Madeline Hanna, Leonard, Mitchel- they read as screwed up versions of people we've all known at one point or another. The action, in particular the drunken late night hook ups, the well meaning roommates, the angst of waiting for that phonecall, torn out of the diary of a college everyman. And the vignettes! (the central things to Jeffrey Eugenides work) they're as beautiful and luminous as ever.

But I'm on an island. Comparing notes with my little sister, with my (new) husband, with my husband's sister, and with my sliding doors literary me (don't ask), I was dismayed to find how everyone seems determined to find the plot simplistic, the material frothy, the concept too basic, the characters too shallow. Are people afraid to like a marriage plot? Are these the same peeps who refuse to acknowledge the rom-com as an entertainment genre?

Here's Thessaly La Force on the Marriage Plot for The Daily
"But here’s the thing. “The Marriage Plot” comes 18 years after Eugenides’ debut with the eerie “Virgin Suicides”; it comes nine years after the ambitious and epic “Middlesex.” One can’t help but feel — in the midst of all this meta-ness — that Eugenides has settled down. He’s metaphorically moved to the ’burbs, had the baby, gained the 10 pounds, and gotten comfortable.After covering teenage suicide and a hermaphrodite, he’s reached … a love story. Which gets back to something we’ve already established. The problem isn’t that you can’t tell a story of love and marriage in the 20th century. You can. We still do. The problem is, I think, that —...— no matter how you do it, it’ll be conventional. Girl meets boy. Girl meets another boy. Girl has to choose. Something happens. That’s it."

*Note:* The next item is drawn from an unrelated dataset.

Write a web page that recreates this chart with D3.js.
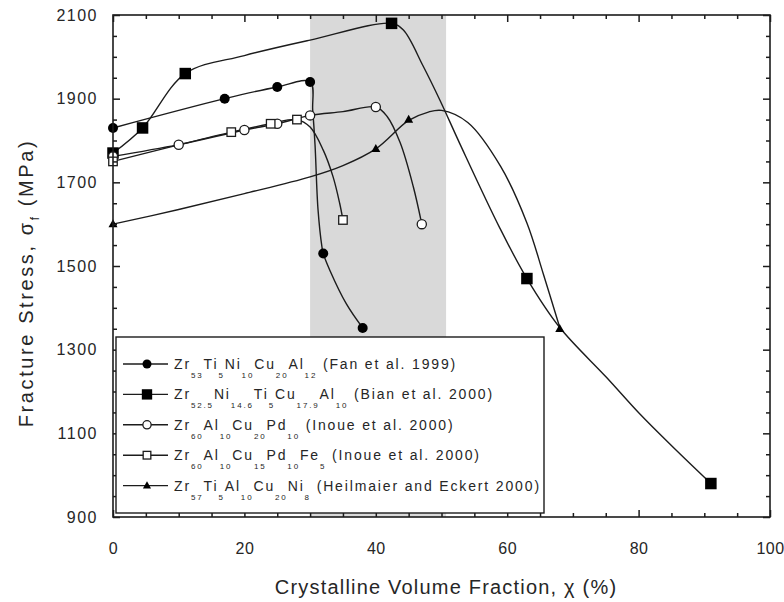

I can't help but notice how similar the critical reception to Jeffrey Eugenides bares to Fitzgerald's  Great Gatsby. Here's Mencken on the unimportant plot and the shallow character depiction in Gatsby:

"This story is obviously unimportant, and though, as I shall show, it has its place in the Fitzgerald canon, it is certainly not to be put on the same shelf, with, say, This Side of Paradise. What ails it, fundamentally, is the plain fact that it is simply a story—that Fitzgerald seems to be far more interested in maintaining its suspense than in getting under the skins of its people. It is not that they are false; it is that they are taken too much for granted. Only Gatsby himself genuinely lives and breathes. The rest are mere marionettes—oftenastonishingly lifelike, but nevertheless not quite alive.

What gives the story distinction is something quite different from the management of the action or the handling of the characters; it is the charm and beauty of the writing....

The rewards of literary success in this country are so vast that, when they come early, they are not unnaturally somewhat demoralizing. The average author yields to them readily. Having struck the bull‘s-eye once, he is too proud to learn new tricks. Above all, he is too proud to tackle hard work. The result is a gradual degeneration of whatever talent he had at the beginning. He begins to imitate himself. He peters out.


There is certainly no sign of petering out in Fitzgerald. After his first experimenting he plainly sat himself down calmly to consider his deficiencies. They were many and serious. He was, first of all, too facile. He could write entertainingly without giving thought to form and organization. He was, secondly, somewhat amateurish. The materials and methods of his craft, I venture, rather puzzled him. He used them ineptly. His books showed brilliancy in conception, but they were crude and even ignorant in detail. They suggested, only too often, the improvisations of a pianist playing furiously by ear but unable to read notes. These are the defects that he has now got rid of."

It seems like the obvious choice to dismiss The Marriage Plot as trivial, but I think, after winning our hearts with Virgin Suicides and further deepening the bond with Middlesex, Eugenides, like any good Marriage Plot protagonist, deserves the benefit of the doubt, here.